Guida rapida ai codici QR, da chi li ha inventati a come funzionano davvero
10 Dicembre 2021 06:00
Dalla sua invenzione nel 1994 il codice QR ne ha fatta di strada, diventando oggi parte integrante della nostra quotidianità. Ma cosa significano quei puntini e come funzionano? Ecco una guida rapida per capirlo.
Esiste da oltre venticinque anni ma da pochi mesi a questa parte è diventato un elemento fondamentale per l’esistenza degli italiani (e non solo).

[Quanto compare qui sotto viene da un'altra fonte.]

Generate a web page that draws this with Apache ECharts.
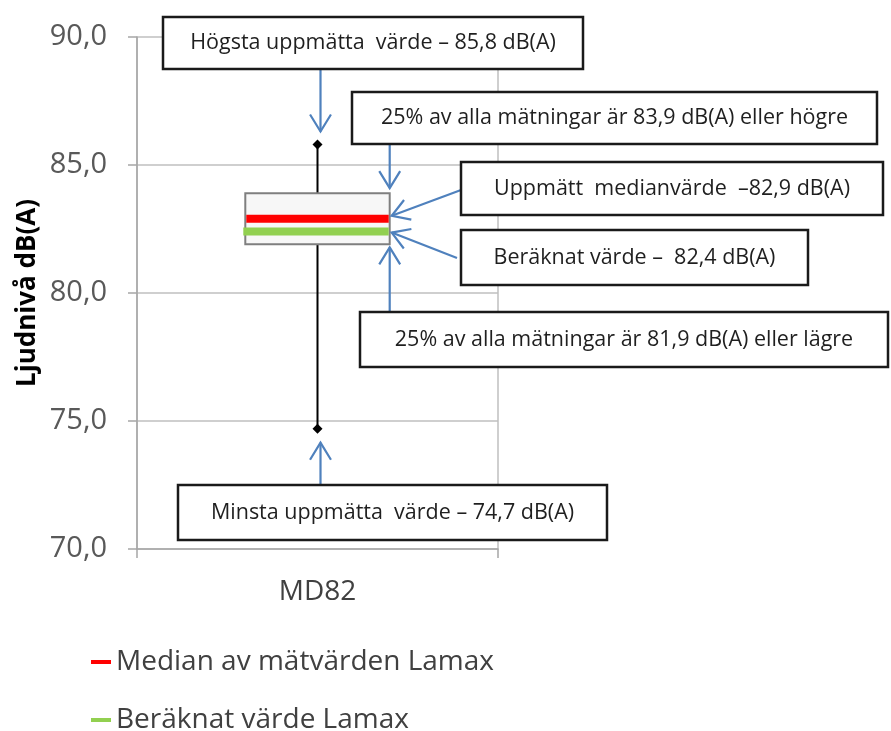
<!DOCTYPE html>
<html>
<head>
<meta charset="utf-8">
<title>Ljudnivå MD82</title>
<script src="https://cdn.jsdelivr.net/npm/echarts@6/dist/echarts.min.js"></script>
<style>
  html, body { margin: 0; padding: 0; background: #fff; }
  #chart { width: 891px; height: 731px; }
</style>
</head>
<body>
<div id="chart"></div>
<script>
// data
const categories = ['MD82']
const minValues = [74.7]
const q1Values = [81.9]
const medianValues = [82.9]
const q3Values = [83.9]
const maxValues = [85.8]
const calcValues = [82.4]
const yTicks = [70, 75, 80, 85, 90]

const medianName = 'Median av mätvärden Lamax'
const calcName = 'Beräknat värde Lamax'

const FONT = '"Open Sans", "Noto Sans", sans-serif'
const BOX_RATIO = 0.4
const fmt = v => v.toFixed(1).replace('.', ',')

const chart = echarts.init(document.getElementById('chart'))

// box + whiskers
const renderBox = (params, api) => {
  const i = api.value(0)
  const pMin = api.coord([i, api.value(1)])
  const pQ1 = api.coord([i, api.value(2)])
  const pQ3 = api.coord([i, api.value(3)])
  const pMax = api.coord([i, api.value(4)])
  const bw = api.size([1, 0])[0] * BOX_RATIO
  const cx = pMin[0]
  const diamond = (p) => ({
    type: 'polygon',
    shape: { points: [[p[0], p[1] - 5], [p[0] + 5, p[1]], [p[0], p[1] + 5], [p[0] - 5, p[1]]] },
    style: { fill: '#000' }
  })
  return {
    type: 'group',
    children: [
      { type: 'line', shape: { x1: cx, y1: pMax[1], x2: cx, y2: pMin[1] }, style: { stroke: '#000', lineWidth: 2 } },
      {
        type: 'rect',
        shape: { x: cx - bw / 2, y: pQ3[1], width: bw, height: pQ1[1] - pQ3[1] },
        style: { fill: '#f7f7f7', stroke: '#7f7f7f', lineWidth: 2 }
      },
      diamond(pMax),
      diamond(pMin)
    ]
  }
}

// thick horizontal line across the box
const makeBar = (extraLeft) => (params, api) => {
  const i = api.value(0)
  const p = api.coord([i, api.value(1)])
  const bw = api.size([1, 0])[0] * BOX_RATIO
  return {
    type: 'rect',
    shape: { x: p[0] - bw / 2 + 1 - extraLeft, y: p[1] - 4, width: bw - 2 + extraLeft, height: 8 },
    style: { fill: api.visual('color') }
  }
}

const legendBase = {
  left: 86,
  itemWidth: 20,
  itemHeight: 4,
  icon: 'rect',
  textStyle: { fontSize: 28, color: '#404040', lineHeight: 24, fontFamily: FONT }
}

const option = {
  animation: false,
  backgroundColor: '#fff',
  textStyle: { fontFamily: FONT },
  grid: { left: 137, right: 393, top: 37, bottom: 182, outerBoundsMode: 'none' },
  legend: [
    { ...legendBase, data: [medianName], top: 643 },
    { ...legendBase, data: [calcName], top: 701 }
  ],
  xAxis: {
    type: 'category',
    data: categories,
    boundaryGap: true,
    axisLine: { lineStyle: { color: '#a6a6a6', width: 1.5 } },
    axisTick: { show: true, length: 9, lineStyle: { color: '#a6a6a6', width: 1.5 } },
    splitLine: { show: true, lineStyle: { color: '#bfbfbf', width: 1.5 } },
    axisLabel: { fontSize: 28, color: '#404040', margin: 29, fontFamily: FONT }
  },
  yAxis: {
    type: 'value',
    min: yTicks[0],
    max: yTicks[yTicks.length - 1],
    interval: yTicks[1] - yTicks[0],
    name: 'Ljudnivå dB(A)',
    nameLocation: 'middle',
    nameGap: 96,
    nameTextStyle: { fontSize: 26, fontWeight: 'bold', color: '#000', fontFamily: FONT },
    axisLine: { show: true, lineStyle: { color: '#a6a6a6', width: 1.5 } },
    axisTick: { show: true, length: 9, lineStyle: { color: '#a6a6a6', width: 1.5 } },
    splitLine: { lineStyle: { color: '#bfbfbf', width: 1.5 } },
    axisLabel: { fontSize: 29, color: '#595959', margin: 30, formatter: fmt, fontFamily: FONT }
  },
  series: [
    {
      name: 'box',
      type: 'custom',
      renderItem: renderBox,
      data: categories.map((c, i) => [i, minValues[i], q1Values[i], q3Values[i], maxValues[i]]),
      z: 2
    },
    {
      name: medianName,
      type: 'custom',
      itemStyle: { color: '#ff0000' },
      renderItem: makeBar(0),
      data: categories.map((c, i) => [i, medianValues[i]]),
      z: 3
    },
    {
      name: calcName,
      type: 'custom',
      itemStyle: { color: '#92d050' },
      renderItem: makeBar(3),
      data: categories.map((c, i) => [i, calcValues[i]]),
      z: 3
    }
  ]
}

chart.setOption(option)

// annotations (positions are layout only, arrow tips follow the data)
const px = (v) => chart.convertToPixel({ gridIndex: 0 }, [0, v])
const cx = px(maxValues[0])[0]
const bandWidth = (891 - 137 - 393) / categories.length
const boxRight = cx + bandWidth * BOX_RATIO / 2

const ARROW = '#4f81bd'
const arrow = (x1, y1, x2, y2) => {
  const a = Math.atan2(y2 - y1, x2 - x1)
  const L = 20
  const t = 0.55
  const h1 = [x2 - L * Math.cos(a - t), y2 - L * Math.sin(a - t)]
  const h2 = [x2 - L * Math.cos(a + t), y2 - L * Math.sin(a + t)]
  return [
    { type: 'polyline', shape: { points: [[x1, y1], [x2, y2]] }, style: { stroke: ARROW, lineWidth: 2.2 }, z: 10 },
    { type: 'polyline', shape: { points: [h1, [x2, y2], h2] }, style: { stroke: ARROW, lineWidth: 2.2, fill: null }, z: 10 }
  ]
}

const noteBox = (x, y, w, h, text) => [
  { type: 'rect', shape: { x, y, width: w, height: h }, style: { fill: '#fff', stroke: '#1a1a1a', lineWidth: 2.5 }, z: 20 },
  {
    type: 'text', x: x + w / 2, y: y + h / 2, z: 21,
    style: { text, fill: '#1f1f1f', font: '21.5px ' + FONT, align: 'center', verticalAlign: 'middle' }
  }
]

const notes = [
  ...noteBox(163, 17, 420, 52, 'Högsta uppmätta  värde – ' + fmt(maxValues[0]) + ' dB(A)'),
  ...noteBox(352, 92, 525, 52, '25% av alla mätningar är ' + fmt(q3Values[0]) + ' dB(A) eller högre'),
  ...noteBox(461, 162, 422, 53, 'Uppmätt  medianvärde  –' + fmt(medianValues[0]) + ' dB(A)'),
  ...noteBox(461, 230, 347, 55, 'Beräknat värde –  ' + fmt(calcValues[0]) + ' dB(A)'),
  ...noteBox(360, 312, 528, 55, '25% av alla mätningar är ' + fmt(q1Values[0]) + ' dB(A) eller lägre'),
  ...noteBox(178, 485, 429, 55, 'Minsta uppmätta  värde – ' + fmt(minValues[0]) + ' dB(A)')
]

const arrows = [
  ...arrow(cx + 3, 69, cx + 3, px(maxValues[0])[1] - 13),
  ...arrow(boxRight, 144, boxRight, px(q3Values[0])[1] - 5),
  ...arrow(461, 190, boxRight + 2, px(medianValues[0])[1] - 3),
  ...arrow(457, 258, boxRight + 2, px(calcValues[0])[1] + 1),
  ...arrow(boxRight, 312, boxRight, px(q1Values[0])[1] + 3),
  ...arrow(cx + 3, 485, cx + 3, px(minValues[0])[1] + 14)
]

chart.setOption({ graphic: { elements: [...arrows, ...notes] } })
</script>
</body>
</html>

Ecco la storia del codice QR e, soprattutto, cosa significano tutti quei puntini contenuti al suo interno.
Una invenzione giapponese del 1994
Il codice QR è stato sviluppato nel 1994 dalla Danso Wave, una sussidiaria del gruppo Toyota. La funzione originaria di questo particolare codice era di tracciare velocemente le parti dell’automobile durante il processo di assemblamento. Non a caso la sigla QR sta per “Quick Response”, ovvero “risposta rapida”. I codici a barre in realtà esistevano da ben più tempo ma i dipendenti della Danso Wave lavorarono per creare una nuova tipologia di codice in grado di immagazzinare una maggiore quantità di informazioni. È incredibile pensare che il codice QR in realtà sia stato ideato e sviluppato da due soli ingegneri della Danso, dei quali uno fu colui che ebbe l’intuizione iniziale, Masahiro Hara. L’invenzione venne quindi distribuita sotto licenza libera dalla compagnia, motivo per cui è giunto fino ad oggi ed è stato adottato in una così ampia varietà di campi.
La struttura di un codice QR
Il codice si presenta, per dirla in maniera semplice, come un quadrato “pieno di puntini neri e spazi bianchi”. In realtà ciascun codice QR è una matrice (una sorta di tabella) che contiene numerosi dati di diverso tipo. Si presenta in maniera incomprensibile per gli umani che necessitano di un lettore o di una specifica applicazione per lo smartphone in modo tale da decodificare l’immagine e scoprirne le informazioni.
Ciascun codice QR è differente, tuttavia presenta alcuni elementi comuni. Uno di questi è la presenza di tre quadrati più grandi negli angoli in alto a sinistra e a destra e in quello in basso a sinistra del codice. Questi quadrati servono agli scanner per rendersi conto che ciò che ha di fronte è un vero codice QR. Una specie di guida per attivare il riconoscimento. Guardando attentamente si potrà vedere come nell’area in basso a destra, invece, vi sia un altro quadrato di dimensione inferiore. Si tratta di un altro elemento utile al riconoscimento del codice e delle informazioni contenute nell’immagine. Più grande è il codice e più numerosi saranno questi piccoli quadratini.
I puntini neri fanno da “guida”
A collegare i tre quadrati “guida” vi sono puntini bianchi e neri alternati che permettono agli scanner di comprendere le reali dimensioni del codice. Oltre ad altre aree specifiche che riportano la versione del codice QR (dal 1994 se ne sono susseguite diverse, ciascuna evoluzione della precedente) gran parte del codice è dedicata alle informazioni. Può trattarsi di un testo o di un collegamento ad un sito. La particolare caratteristica che rende il codice QR resistente e affidabile è la struttura dei dati: sono disposti in modo tale da poter essere decifrabili e consultabili anche nel caso in cui l’immagine del codice dovesse essere danneggiata o illeggibile per circa il 30% della propria superficie. Altro elemento fondamentale è la cosiddetta “quiet zone”. Per essere leggibile il codice deve essere circondato da un’area bianca e sgombra di ogni altro segno.
Alcuni esempi reali
La dimensione del codice QR dipende anche dalla complessità delle informazioni contenute al suo interno. Qui di seguito si propongono tre esempi di codici di complessità crescente e perfettamente funzionanti (provare per credere).
In primis, un codice contente una semplice parola come “ciao” avrà bisogno di una quantità limitata di righe e colonne per memorizzare il tutto.
All’aumentare delle informazioni, in questo caso sempre testuali, la dimensione del codice aumenta, così come la sua complessità. Di seguito è riportato il codice QR che contiene la nota poesia di Giuseppe Ungaretti “M’Illumino d’immenso”.
In questo terzo codice sono invece contenuti i primi dodici versi del primo canto dell’Inferno (Divina Commedia) di Dante Alighieri. L’aumento della dimensione e della complessità è facilmente visibile anche ad occhio nudo.